WRITTEN INSTRUCTION: Write out the entire listing below exactly, with the pictures left out.

___ PROVIDED RECORDS ___

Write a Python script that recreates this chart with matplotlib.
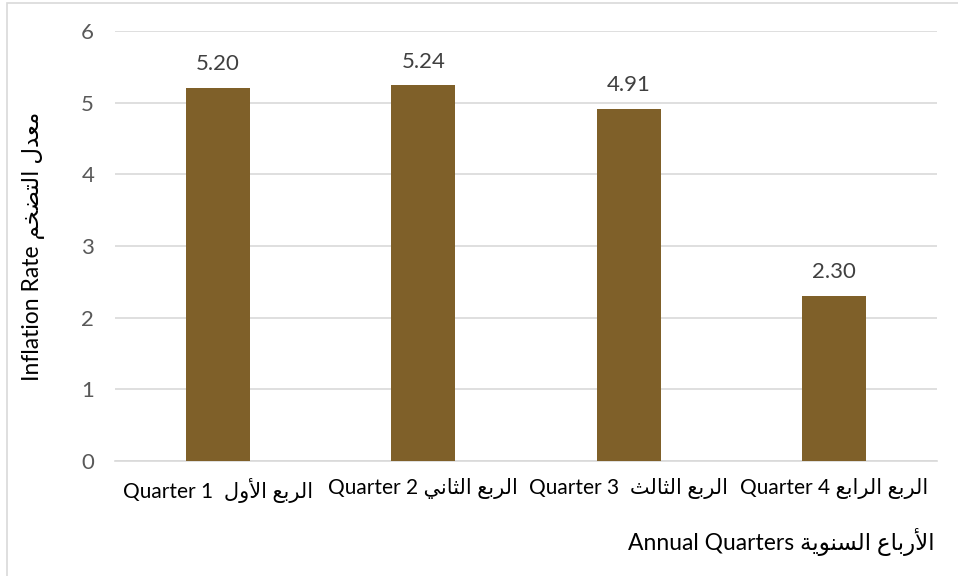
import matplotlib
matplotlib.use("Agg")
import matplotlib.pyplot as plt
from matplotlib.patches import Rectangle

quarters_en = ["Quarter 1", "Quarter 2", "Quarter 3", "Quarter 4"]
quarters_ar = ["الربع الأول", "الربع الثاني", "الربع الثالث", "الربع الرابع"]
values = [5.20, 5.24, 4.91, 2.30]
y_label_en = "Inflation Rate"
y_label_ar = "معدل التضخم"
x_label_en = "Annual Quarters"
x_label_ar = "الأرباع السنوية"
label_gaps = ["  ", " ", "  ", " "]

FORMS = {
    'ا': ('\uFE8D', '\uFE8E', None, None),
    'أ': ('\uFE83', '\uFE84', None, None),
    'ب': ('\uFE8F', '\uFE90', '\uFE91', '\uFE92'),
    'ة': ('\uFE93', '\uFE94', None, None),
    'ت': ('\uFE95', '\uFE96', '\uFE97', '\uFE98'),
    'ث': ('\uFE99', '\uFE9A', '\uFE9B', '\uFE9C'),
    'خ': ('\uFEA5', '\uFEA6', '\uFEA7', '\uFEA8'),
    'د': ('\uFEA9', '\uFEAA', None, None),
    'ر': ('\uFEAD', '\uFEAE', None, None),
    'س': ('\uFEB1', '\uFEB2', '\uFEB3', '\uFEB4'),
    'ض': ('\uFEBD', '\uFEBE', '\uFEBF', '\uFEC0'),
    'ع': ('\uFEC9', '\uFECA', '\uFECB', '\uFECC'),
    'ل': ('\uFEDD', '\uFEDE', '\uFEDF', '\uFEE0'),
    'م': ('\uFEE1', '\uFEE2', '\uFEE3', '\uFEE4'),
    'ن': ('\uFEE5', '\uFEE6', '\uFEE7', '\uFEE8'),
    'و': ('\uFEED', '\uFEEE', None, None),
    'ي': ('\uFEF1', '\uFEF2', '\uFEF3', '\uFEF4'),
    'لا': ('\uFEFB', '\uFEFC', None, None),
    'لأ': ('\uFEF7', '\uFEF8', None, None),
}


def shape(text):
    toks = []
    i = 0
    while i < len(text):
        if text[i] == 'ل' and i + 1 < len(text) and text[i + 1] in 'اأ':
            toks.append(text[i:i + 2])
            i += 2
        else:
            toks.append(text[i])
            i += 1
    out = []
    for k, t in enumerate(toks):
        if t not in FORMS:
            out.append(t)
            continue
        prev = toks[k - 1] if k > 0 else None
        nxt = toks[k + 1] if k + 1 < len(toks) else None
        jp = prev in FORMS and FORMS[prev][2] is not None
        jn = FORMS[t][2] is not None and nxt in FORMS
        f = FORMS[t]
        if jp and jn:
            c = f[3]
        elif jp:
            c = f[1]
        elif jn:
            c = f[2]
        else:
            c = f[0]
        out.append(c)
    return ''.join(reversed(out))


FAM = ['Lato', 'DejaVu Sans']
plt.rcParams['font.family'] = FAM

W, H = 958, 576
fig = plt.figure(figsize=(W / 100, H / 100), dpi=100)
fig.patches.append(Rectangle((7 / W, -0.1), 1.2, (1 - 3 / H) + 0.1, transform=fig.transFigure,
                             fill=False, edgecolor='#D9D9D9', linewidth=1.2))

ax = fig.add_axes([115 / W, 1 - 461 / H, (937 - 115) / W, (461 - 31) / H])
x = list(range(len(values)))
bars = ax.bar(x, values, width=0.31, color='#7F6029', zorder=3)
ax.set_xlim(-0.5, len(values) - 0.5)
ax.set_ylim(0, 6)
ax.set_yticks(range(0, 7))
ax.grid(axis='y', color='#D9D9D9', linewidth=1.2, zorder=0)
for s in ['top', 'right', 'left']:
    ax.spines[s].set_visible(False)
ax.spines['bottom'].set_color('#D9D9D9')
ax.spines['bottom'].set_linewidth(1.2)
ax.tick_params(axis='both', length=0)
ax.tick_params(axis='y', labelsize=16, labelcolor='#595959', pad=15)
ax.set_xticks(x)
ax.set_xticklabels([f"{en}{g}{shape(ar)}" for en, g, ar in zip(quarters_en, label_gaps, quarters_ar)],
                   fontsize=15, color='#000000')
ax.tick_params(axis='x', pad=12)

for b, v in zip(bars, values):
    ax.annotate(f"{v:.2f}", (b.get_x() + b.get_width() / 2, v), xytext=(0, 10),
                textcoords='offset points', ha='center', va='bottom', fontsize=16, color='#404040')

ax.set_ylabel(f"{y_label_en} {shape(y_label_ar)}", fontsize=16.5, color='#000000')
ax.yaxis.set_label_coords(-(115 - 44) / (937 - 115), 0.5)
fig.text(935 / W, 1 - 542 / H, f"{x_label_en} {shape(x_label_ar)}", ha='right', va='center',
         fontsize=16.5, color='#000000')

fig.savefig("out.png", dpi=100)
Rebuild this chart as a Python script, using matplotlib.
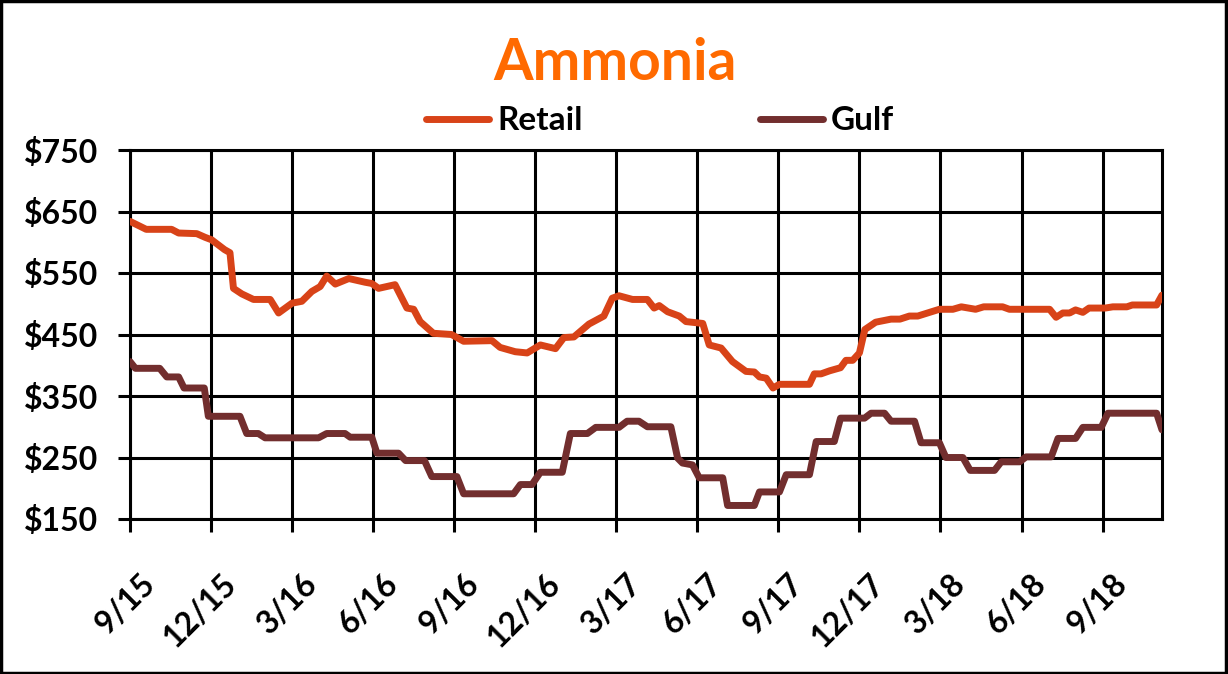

___

CORRECT RESPONSE:
Write a Python script that recreates this chart with matplotlib.
import matplotlib
matplotlib.use("Agg")
import matplotlib.pyplot as plt
from matplotlib.patches import Rectangle

quarters_en = ["Quarter 1", "Quarter 2", "Quarter 3", "Quarter 4"]
quarters_ar = ["الربع الأول", "الربع الثاني", "الربع الثالث", "الربع الرابع"]
values = [5.20, 5.24, 4.91, 2.30]
y_label_en = "Inflation Rate"
y_label_ar = "معدل التضخم"
x_label_en = "Annual Quarters"
x_label_ar = "الأرباع السنوية"
label_gaps = ["  ", " ", "  ", " "]

FORMS = {
    'ا': ('\uFE8D', '\uFE8E', None, None),
    'أ': ('\uFE83', '\uFE84', None, None),
    'ب': ('\uFE8F', '\uFE90', '\uFE91', '\uFE92'),
    'ة': ('\uFE93', '\uFE94', None, None),
    'ت': ('\uFE95', '\uFE96', '\uFE97', '\uFE98'),
    'ث': ('\uFE99', '\uFE9A', '\uFE9B', '\uFE9C'),
    'خ': ('\uFEA5', '\uFEA6', '\uFEA7', '\uFEA8'),
    'د': ('\uFEA9', '\uFEAA', None, None),
    'ر': ('\uFEAD', '\uFEAE', None, None),
    'س': ('\uFEB1', '\uFEB2', '\uFEB3', '\uFEB4'),
    'ض': ('\uFEBD', '\uFEBE', '\uFEBF', '\uFEC0'),
    'ع': ('\uFEC9', '\uFECA', '\uFECB', '\uFECC'),
    'ل': ('\uFEDD', '\uFEDE', '\uFEDF', '\uFEE0'),
    'م': ('\uFEE1', '\uFEE2', '\uFEE3', '\uFEE4'),
    'ن': ('\uFEE5', '\uFEE6', '\uFEE7', '\uFEE8'),
    'و': ('\uFEED', '\uFEEE', None, None),
    'ي': ('\uFEF1', '\uFEF2', '\uFEF3', '\uFEF4'),
    'لا': ('\uFEFB', '\uFEFC', None, None),
    'لأ': ('\uFEF7', '\uFEF8', None, None),
}


def shape(text):
    toks = []
    i = 0
    while i < len(text):
        if text[i] == 'ل' and i + 1 < len(text) and text[i + 1] in 'اأ':
            toks.append(text[i:i + 2])
            i += 2
        else:
            toks.append(text[i])
            i += 1
    out = []
    for k, t in enumerate(toks):
        if t not in FORMS:
            out.append(t)
            continue
        prev = toks[k - 1] if k > 0 else None
        nxt = toks[k + 1] if k + 1 < len(toks) else None
        jp = prev in FORMS and FORMS[prev][2] is not None
        jn = FORMS[t][2] is not None and nxt in FORMS
        f = FORMS[t]
        if jp and jn:
            c = f[3]
        elif jp:
            c = f[1]
        elif jn:
            c = f[2]
        else:
            c = f[0]
        out.append(c)
    return ''.join(reversed(out))


FAM = ['Lato', 'DejaVu Sans']
plt.rcParams['font.family'] = FAM

W, H = 958, 576
fig = plt.figure(figsize=(W / 100, H / 100), dpi=100)
fig.patches.append(Rectangle((7 / W, -0.1), 1.2, (1 - 3 / H) + 0.1, transform=fig.transFigure,
                             fill=False, edgecolor='#D9D9D9', linewidth=1.2))

ax = fig.add_axes([115 / W, 1 - 461 / H, (937 - 115) / W, (461 - 31) / H])
x = list(range(len(values)))
bars = ax.bar(x, values, width=0.31, color='#7F6029', zorder=3)
ax.set_xlim(-0.5, len(values) - 0.5)
ax.set_ylim(0, 6)
ax.set_yticks(range(0, 7))
ax.grid(axis='y', color='#D9D9D9', linewidth=1.2, zorder=0)
for s in ['top', 'right', 'left']:
    ax.spines[s].set_visible(False)
ax.spines['bottom'].set_color('#D9D9D9')
ax.spines['bottom'].set_linewidth(1.2)
ax.tick_params(axis='both', length=0)
ax.tick_params(axis='y', labelsize=16, labelcolor='#595959', pad=15)
ax.set_xticks(x)
ax.set_xticklabels([f"{en}{g}{shape(ar)}" for en, g, ar in zip(quarters_en, label_gaps, quarters_ar)],
                   fontsize=15, color='#000000')
ax.tick_params(axis='x', pad=12)

for b, v in zip(bars, values):
    ax.annotate(f"{v:.2f}", (b.get_x() + b.get_width() / 2, v), xytext=(0, 10),
                textcoords='offset points', ha='center', va='bottom', fontsize=16, color='#404040')

ax.set_ylabel(f"{y_label_en} {shape(y_label_ar)}", fontsize=16.5, color='#000000')
ax.yaxis.set_label_coords(-(115 - 44) / (937 - 115), 0.5)
fig.text(935 / W, 1 - 542 / H, f"{x_label_en} {shape(x_label_ar)}", ha='right', va='center',
         fontsize=16.5, color='#000000')

fig.savefig("out.png", dpi=100)
Rebuild this chart as a Python script, using matplotlib.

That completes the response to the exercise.